Can you copy out the data exactly? Leave the images out.

> **DATA LINES**
- - - - - - -

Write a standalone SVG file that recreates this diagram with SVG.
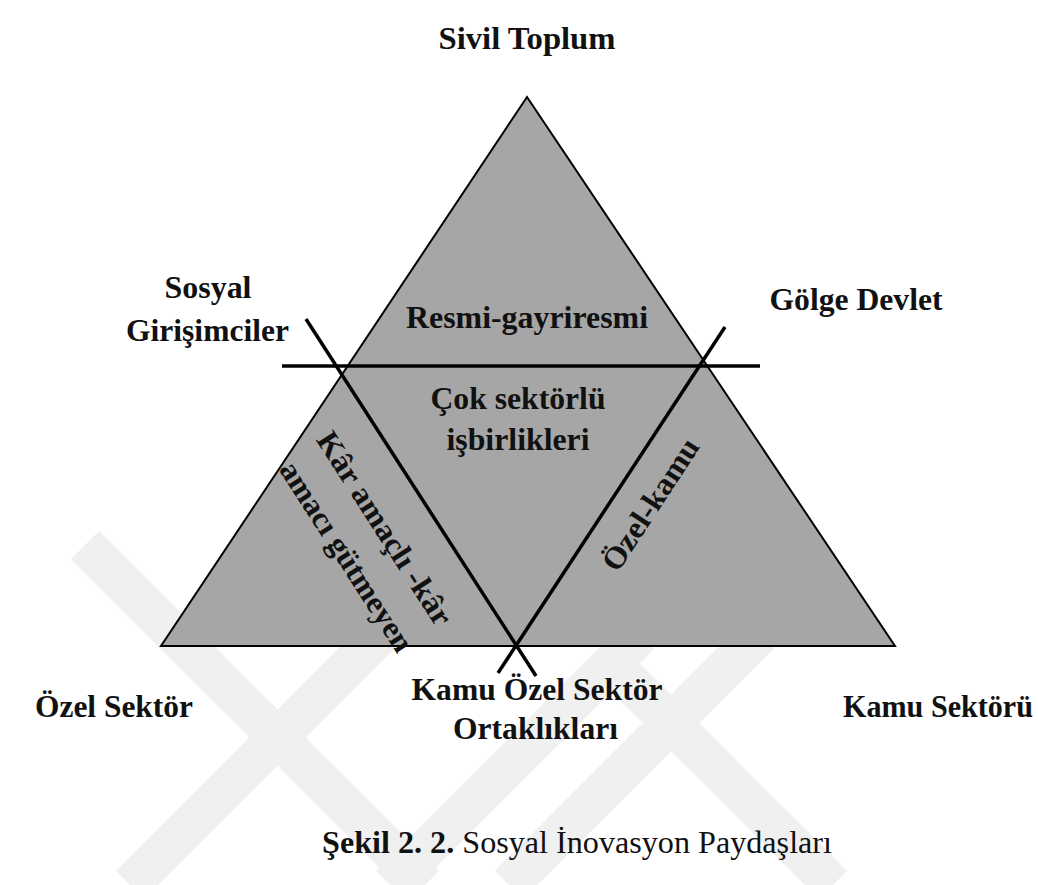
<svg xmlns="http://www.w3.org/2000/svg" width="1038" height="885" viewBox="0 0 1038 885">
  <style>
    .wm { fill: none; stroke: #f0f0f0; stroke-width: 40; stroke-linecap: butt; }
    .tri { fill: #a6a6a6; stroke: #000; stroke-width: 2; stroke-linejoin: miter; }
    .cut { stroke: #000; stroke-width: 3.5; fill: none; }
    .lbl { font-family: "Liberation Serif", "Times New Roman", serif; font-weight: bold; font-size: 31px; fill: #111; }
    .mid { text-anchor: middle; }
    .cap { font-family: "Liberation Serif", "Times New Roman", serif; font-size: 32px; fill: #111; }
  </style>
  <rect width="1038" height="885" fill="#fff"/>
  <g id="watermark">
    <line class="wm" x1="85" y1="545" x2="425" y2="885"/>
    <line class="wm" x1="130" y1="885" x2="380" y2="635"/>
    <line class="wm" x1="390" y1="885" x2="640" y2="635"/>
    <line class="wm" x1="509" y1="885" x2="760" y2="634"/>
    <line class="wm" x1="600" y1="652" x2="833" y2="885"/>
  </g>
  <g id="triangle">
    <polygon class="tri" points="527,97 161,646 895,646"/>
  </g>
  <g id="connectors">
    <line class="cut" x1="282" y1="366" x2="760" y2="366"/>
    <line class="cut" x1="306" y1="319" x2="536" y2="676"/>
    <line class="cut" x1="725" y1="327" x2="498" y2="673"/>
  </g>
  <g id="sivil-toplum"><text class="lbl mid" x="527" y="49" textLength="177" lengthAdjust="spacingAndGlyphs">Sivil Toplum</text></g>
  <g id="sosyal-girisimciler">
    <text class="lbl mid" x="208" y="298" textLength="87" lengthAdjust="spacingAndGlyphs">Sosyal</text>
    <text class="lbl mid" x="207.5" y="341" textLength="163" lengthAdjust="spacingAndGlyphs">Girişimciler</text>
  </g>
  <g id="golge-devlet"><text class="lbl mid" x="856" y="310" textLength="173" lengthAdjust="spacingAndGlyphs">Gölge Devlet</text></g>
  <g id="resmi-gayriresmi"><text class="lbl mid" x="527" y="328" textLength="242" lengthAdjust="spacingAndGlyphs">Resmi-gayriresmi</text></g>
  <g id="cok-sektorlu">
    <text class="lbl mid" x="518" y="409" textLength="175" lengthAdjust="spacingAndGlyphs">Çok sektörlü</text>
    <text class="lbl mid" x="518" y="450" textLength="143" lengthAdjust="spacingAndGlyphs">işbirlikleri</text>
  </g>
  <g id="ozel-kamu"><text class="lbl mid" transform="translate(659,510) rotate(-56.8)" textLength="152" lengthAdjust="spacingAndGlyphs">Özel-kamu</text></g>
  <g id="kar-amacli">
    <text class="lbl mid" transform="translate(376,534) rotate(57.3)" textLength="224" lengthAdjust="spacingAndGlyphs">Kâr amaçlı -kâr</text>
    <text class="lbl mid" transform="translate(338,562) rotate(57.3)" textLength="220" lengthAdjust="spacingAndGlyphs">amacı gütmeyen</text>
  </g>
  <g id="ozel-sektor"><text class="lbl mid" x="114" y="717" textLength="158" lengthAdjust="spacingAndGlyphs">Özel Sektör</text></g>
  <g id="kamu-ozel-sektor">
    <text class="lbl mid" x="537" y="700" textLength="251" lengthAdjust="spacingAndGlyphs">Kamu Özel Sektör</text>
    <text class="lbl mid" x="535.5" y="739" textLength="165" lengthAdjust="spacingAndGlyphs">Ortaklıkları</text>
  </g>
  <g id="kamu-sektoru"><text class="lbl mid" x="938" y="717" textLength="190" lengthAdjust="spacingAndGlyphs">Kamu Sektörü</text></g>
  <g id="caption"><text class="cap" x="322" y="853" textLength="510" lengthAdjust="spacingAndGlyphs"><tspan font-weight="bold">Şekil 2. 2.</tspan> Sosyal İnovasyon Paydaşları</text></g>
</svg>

- - - - - - -

> **EXERCISE SOLUTION**
Write a standalone SVG file that recreates this diagram with SVG.
<svg xmlns="http://www.w3.org/2000/svg" width="1038" height="885" viewBox="0 0 1038 885">
  <style>
    .wm { fill: none; stroke: #f0f0f0; stroke-width: 40; stroke-linecap: butt; }
    .tri { fill: #a6a6a6; stroke: #000; stroke-width: 2; stroke-linejoin: miter; }
    .cut { stroke: #000; stroke-width: 3.5; fill: none; }
    .lbl { font-family: "Liberation Serif", "Times New Roman", serif; font-weight: bold; font-size: 31px; fill: #111; }
    .mid { text-anchor: middle; }
    .cap { font-family: "Liberation Serif", "Times New Roman", serif; font-size: 32px; fill: #111; }
  </style>
  <rect width="1038" height="885" fill="#fff"/>
  <g id="watermark">
    <line class="wm" x1="85" y1="545" x2="425" y2="885"/>
    <line class="wm" x1="130" y1="885" x2="380" y2="635"/>
    <line class="wm" x1="390" y1="885" x2="640" y2="635"/>
    <line class="wm" x1="509" y1="885" x2="760" y2="634"/>
    <line class="wm" x1="600" y1="652" x2="833" y2="885"/>
  </g>
  <g id="triangle">
    <polygon class="tri" points="527,97 161,646 895,646"/>
  </g>
  <g id="connectors">
    <line class="cut" x1="282" y1="366" x2="760" y2="366"/>
    <line class="cut" x1="306" y1="319" x2="536" y2="676"/>
    <line class="cut" x1="725" y1="327" x2="498" y2="673"/>
  </g>
  <g id="sivil-toplum"><text class="lbl mid" x="527" y="49" textLength="177" lengthAdjust="spacingAndGlyphs">Sivil Toplum</text></g>
  <g id="sosyal-girisimciler">
    <text class="lbl mid" x="208" y="298" textLength="87" lengthAdjust="spacingAndGlyphs">Sosyal</text>
    <text class="lbl mid" x="207.5" y="341" textLength="163" lengthAdjust="spacingAndGlyphs">Girişimciler</text>
  </g>
  <g id="golge-devlet"><text class="lbl mid" x="856" y="310" textLength="173" lengthAdjust="spacingAndGlyphs">Gölge Devlet</text></g>
  <g id="resmi-gayriresmi"><text class="lbl mid" x="527" y="328" textLength="242" lengthAdjust="spacingAndGlyphs">Resmi-gayriresmi</text></g>
  <g id="cok-sektorlu">
    <text class="lbl mid" x="518" y="409" textLength="175" lengthAdjust="spacingAndGlyphs">Çok sektörlü</text>
    <text class="lbl mid" x="518" y="450" textLength="143" lengthAdjust="spacingAndGlyphs">işbirlikleri</text>
  </g>
  <g id="ozel-kamu"><text class="lbl mid" transform="translate(659,510) rotate(-56.8)" textLength="152" lengthAdjust="spacingAndGlyphs">Özel-kamu</text></g>
  <g id="kar-amacli">
    <text class="lbl mid" transform="translate(376,534) rotate(57.3)" textLength="224" lengthAdjust="spacingAndGlyphs">Kâr amaçlı -kâr</text>
    <text class="lbl mid" transform="translate(338,562) rotate(57.3)" textLength="220" lengthAdjust="spacingAndGlyphs">amacı gütmeyen</text>
  </g>
  <g id="ozel-sektor"><text class="lbl mid" x="114" y="717" textLength="158" lengthAdjust="spacingAndGlyphs">Özel Sektör</text></g>
  <g id="kamu-ozel-sektor">
    <text class="lbl mid" x="537" y="700" textLength="251" lengthAdjust="spacingAndGlyphs">Kamu Özel Sektör</text>
    <text class="lbl mid" x="535.5" y="739" textLength="165" lengthAdjust="spacingAndGlyphs">Ortaklıkları</text>
  </g>
  <g id="kamu-sektoru"><text class="lbl mid" x="938" y="717" textLength="190" lengthAdjust="spacingAndGlyphs">Kamu Sektörü</text></g>
  <g id="caption"><text class="cap" x="322" y="853" textLength="510" lengthAdjust="spacingAndGlyphs"><tspan font-weight="bold">Şekil 2. 2.</tspan> Sosyal İnovasyon Paydaşları</text></g>
</svg>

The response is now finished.